**Work required:**
Transcribe everything in the data word for word. Pictures are left out.

##### Data block

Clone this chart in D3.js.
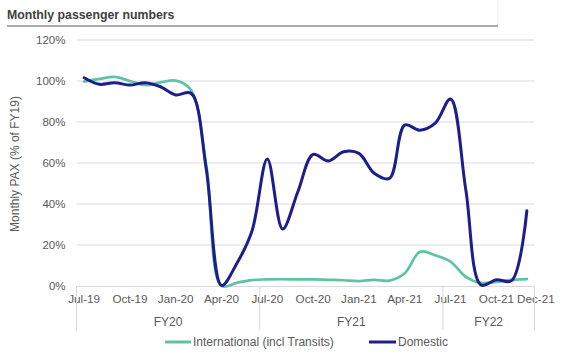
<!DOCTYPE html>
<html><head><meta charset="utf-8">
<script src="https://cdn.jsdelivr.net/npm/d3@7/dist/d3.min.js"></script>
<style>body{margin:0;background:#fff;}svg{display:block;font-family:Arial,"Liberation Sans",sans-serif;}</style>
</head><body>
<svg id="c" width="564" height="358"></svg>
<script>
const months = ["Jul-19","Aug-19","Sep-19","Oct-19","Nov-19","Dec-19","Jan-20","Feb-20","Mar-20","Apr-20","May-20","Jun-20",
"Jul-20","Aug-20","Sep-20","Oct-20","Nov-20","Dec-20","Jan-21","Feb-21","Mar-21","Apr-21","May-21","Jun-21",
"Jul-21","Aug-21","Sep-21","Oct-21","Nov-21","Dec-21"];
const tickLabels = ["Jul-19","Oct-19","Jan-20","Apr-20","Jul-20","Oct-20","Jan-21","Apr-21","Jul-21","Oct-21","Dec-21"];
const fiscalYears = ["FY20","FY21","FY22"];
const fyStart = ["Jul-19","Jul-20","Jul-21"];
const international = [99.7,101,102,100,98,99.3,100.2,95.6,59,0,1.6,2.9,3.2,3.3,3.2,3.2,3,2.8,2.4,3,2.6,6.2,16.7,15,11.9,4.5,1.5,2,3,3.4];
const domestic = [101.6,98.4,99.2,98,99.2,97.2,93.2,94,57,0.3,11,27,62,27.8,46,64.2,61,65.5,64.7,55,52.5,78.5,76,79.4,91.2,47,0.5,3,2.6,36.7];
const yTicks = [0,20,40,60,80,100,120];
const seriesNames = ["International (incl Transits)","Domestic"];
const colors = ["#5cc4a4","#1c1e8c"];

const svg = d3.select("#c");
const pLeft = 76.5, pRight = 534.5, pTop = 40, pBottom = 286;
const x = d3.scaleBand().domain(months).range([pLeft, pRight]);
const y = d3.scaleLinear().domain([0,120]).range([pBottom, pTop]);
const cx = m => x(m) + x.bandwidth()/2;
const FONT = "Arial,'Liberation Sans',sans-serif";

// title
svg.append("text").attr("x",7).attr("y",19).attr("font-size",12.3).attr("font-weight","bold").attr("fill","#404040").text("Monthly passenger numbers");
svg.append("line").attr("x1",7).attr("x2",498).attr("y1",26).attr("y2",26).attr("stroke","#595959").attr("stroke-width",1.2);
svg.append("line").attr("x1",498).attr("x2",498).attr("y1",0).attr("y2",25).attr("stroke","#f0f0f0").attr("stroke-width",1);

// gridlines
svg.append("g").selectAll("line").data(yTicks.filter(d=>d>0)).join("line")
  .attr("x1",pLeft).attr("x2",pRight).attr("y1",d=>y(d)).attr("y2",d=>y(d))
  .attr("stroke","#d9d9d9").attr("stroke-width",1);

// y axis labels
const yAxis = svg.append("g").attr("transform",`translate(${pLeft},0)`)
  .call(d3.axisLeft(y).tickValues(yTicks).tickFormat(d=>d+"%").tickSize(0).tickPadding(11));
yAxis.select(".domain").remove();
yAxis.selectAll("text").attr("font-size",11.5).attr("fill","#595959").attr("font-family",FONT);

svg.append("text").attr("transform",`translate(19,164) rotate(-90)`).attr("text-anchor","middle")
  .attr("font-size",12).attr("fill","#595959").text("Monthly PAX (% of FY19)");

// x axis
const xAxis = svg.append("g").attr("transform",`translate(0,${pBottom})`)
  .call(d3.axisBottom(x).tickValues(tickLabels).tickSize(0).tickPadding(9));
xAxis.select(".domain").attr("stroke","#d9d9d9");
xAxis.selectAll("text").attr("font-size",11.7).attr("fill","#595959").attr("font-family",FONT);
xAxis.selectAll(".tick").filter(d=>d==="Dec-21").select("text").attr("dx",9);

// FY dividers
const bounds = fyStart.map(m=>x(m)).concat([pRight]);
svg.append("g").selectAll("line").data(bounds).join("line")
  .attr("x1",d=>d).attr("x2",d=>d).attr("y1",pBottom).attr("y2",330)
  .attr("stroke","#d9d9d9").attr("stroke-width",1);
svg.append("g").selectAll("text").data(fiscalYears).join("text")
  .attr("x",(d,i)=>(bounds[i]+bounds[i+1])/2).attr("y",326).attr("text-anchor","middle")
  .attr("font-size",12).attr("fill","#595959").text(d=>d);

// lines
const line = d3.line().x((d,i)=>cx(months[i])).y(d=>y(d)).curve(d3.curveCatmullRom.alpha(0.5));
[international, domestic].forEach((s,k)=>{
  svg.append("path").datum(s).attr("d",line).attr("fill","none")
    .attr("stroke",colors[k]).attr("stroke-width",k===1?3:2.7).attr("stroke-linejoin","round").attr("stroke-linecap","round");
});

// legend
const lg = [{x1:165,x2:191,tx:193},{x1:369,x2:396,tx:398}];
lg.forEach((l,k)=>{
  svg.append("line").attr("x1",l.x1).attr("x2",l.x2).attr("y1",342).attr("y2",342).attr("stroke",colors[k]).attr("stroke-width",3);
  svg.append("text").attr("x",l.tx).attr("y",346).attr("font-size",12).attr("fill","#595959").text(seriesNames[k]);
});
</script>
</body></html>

##########

**Result for this exercise:**
Clone this chart in D3.js.
<!DOCTYPE html>
<html><head><meta charset="utf-8">
<script src="https://cdn.jsdelivr.net/npm/d3@7/dist/d3.min.js"></script>
<style>body{margin:0;background:#fff;}svg{display:block;font-family:Arial,"Liberation Sans",sans-serif;}</style>
</head><body>
<svg id="c" width="564" height="358"></svg>
<script>
const months = ["Jul-19","Aug-19","Sep-19","Oct-19","Nov-19","Dec-19","Jan-20","Feb-20","Mar-20","Apr-20","May-20","Jun-20",
"Jul-20","Aug-20","Sep-20","Oct-20","Nov-20","Dec-20","Jan-21","Feb-21","Mar-21","Apr-21","May-21","Jun-21",
"Jul-21","Aug-21","Sep-21","Oct-21","Nov-21","Dec-21"];
const tickLabels = ["Jul-19","Oct-19","Jan-20","Apr-20","Jul-20","Oct-20","Jan-21","Apr-21","Jul-21","Oct-21","Dec-21"];
const fiscalYears = ["FY20","FY21","FY22"];
const fyStart = ["Jul-19","Jul-20","Jul-21"];
const international = [99.7,101,102,100,98,99.3,100.2,95.6,59,0,1.6,2.9,3.2,3.3,3.2,3.2,3,2.8,2.4,3,2.6,6.2,16.7,15,11.9,4.5,1.5,2,3,3.4];
const domestic = [101.6,98.4,99.2,98,99.2,97.2,93.2,94,57,0.3,11,27,62,27.8,46,64.2,61,65.5,64.7,55,52.5,78.5,76,79.4,91.2,47,0.5,3,2.6,36.7];
const yTicks = [0,20,40,60,80,100,120];
const seriesNames = ["International (incl Transits)","Domestic"];
const colors = ["#5cc4a4","#1c1e8c"];

const svg = d3.select("#c");
const pLeft = 76.5, pRight = 534.5, pTop = 40, pBottom = 286;
const x = d3.scaleBand().domain(months).range([pLeft, pRight]);
const y = d3.scaleLinear().domain([0,120]).range([pBottom, pTop]);
const cx = m => x(m) + x.bandwidth()/2;
const FONT = "Arial,'Liberation Sans',sans-serif";

// title
svg.append("text").attr("x",7).attr("y",19).attr("font-size",12.3).attr("font-weight","bold").attr("fill","#404040").text("Monthly passenger numbers");
svg.append("line").attr("x1",7).attr("x2",498).attr("y1",26).attr("y2",26).attr("stroke","#595959").attr("stroke-width",1.2);
svg.append("line").attr("x1",498).attr("x2",498).attr("y1",0).attr("y2",25).attr("stroke","#f0f0f0").attr("stroke-width",1);

// gridlines
svg.append("g").selectAll("line").data(yTicks.filter(d=>d>0)).join("line")
  .attr("x1",pLeft).attr("x2",pRight).attr("y1",d=>y(d)).attr("y2",d=>y(d))
  .attr("stroke","#d9d9d9").attr("stroke-width",1);

// y axis labels
const yAxis = svg.append("g").attr("transform",`translate(${pLeft},0)`)
  .call(d3.axisLeft(y).tickValues(yTicks).tickFormat(d=>d+"%").tickSize(0).tickPadding(11));
yAxis.select(".domain").remove();
yAxis.selectAll("text").attr("font-size",11.5).attr("fill","#595959").attr("font-family",FONT);

svg.append("text").attr("transform",`translate(19,164) rotate(-90)`).attr("text-anchor","middle")
  .attr("font-size",12).attr("fill","#595959").text("Monthly PAX (% of FY19)");

// x axis
const xAxis = svg.append("g").attr("transform",`translate(0,${pBottom})`)
  .call(d3.axisBottom(x).tickValues(tickLabels).tickSize(0).tickPadding(9));
xAxis.select(".domain").attr("stroke","#d9d9d9");
xAxis.selectAll("text").attr("font-size",11.7).attr("fill","#595959").attr("font-family",FONT);
xAxis.selectAll(".tick").filter(d=>d==="Dec-21").select("text").attr("dx",9);

// FY dividers
const bounds = fyStart.map(m=>x(m)).concat([pRight]);
svg.append("g").selectAll("line").data(bounds).join("line")
  .attr("x1",d=>d).attr("x2",d=>d).attr("y1",pBottom).attr("y2",330)
  .attr("stroke","#d9d9d9").attr("stroke-width",1);
svg.append("g").selectAll("text").data(fiscalYears).join("text")
  .attr("x",(d,i)=>(bounds[i]+bounds[i+1])/2).attr("y",326).attr("text-anchor","middle")
  .attr("font-size",12).attr("fill","#595959").text(d=>d);

// lines
const line = d3.line().x((d,i)=>cx(months[i])).y(d=>y(d)).curve(d3.curveCatmullRom.alpha(0.5));
[international, domestic].forEach((s,k)=>{
  svg.append("path").datum(s).attr("d",line).attr("fill","none")
    .attr("stroke",colors[k]).attr("stroke-width",k===1?3:2.7).attr("stroke-linejoin","round").attr("stroke-linecap","round");
});

// legend
const lg = [{x1:165,x2:191,tx:193},{x1:369,x2:396,tx:398}];
lg.forEach((l,k)=>{
  svg.append("line").attr("x1",l.x1).attr("x2",l.x2).attr("y1",342).attr("y2",342).attr("stroke",colors[k]).attr("stroke-width",3);
  svg.append("text").attr("x",l.tx).attr("y",346).attr("font-size",12).attr("fill","#595959").text(seriesNames[k]);
});
</script>
</body></html>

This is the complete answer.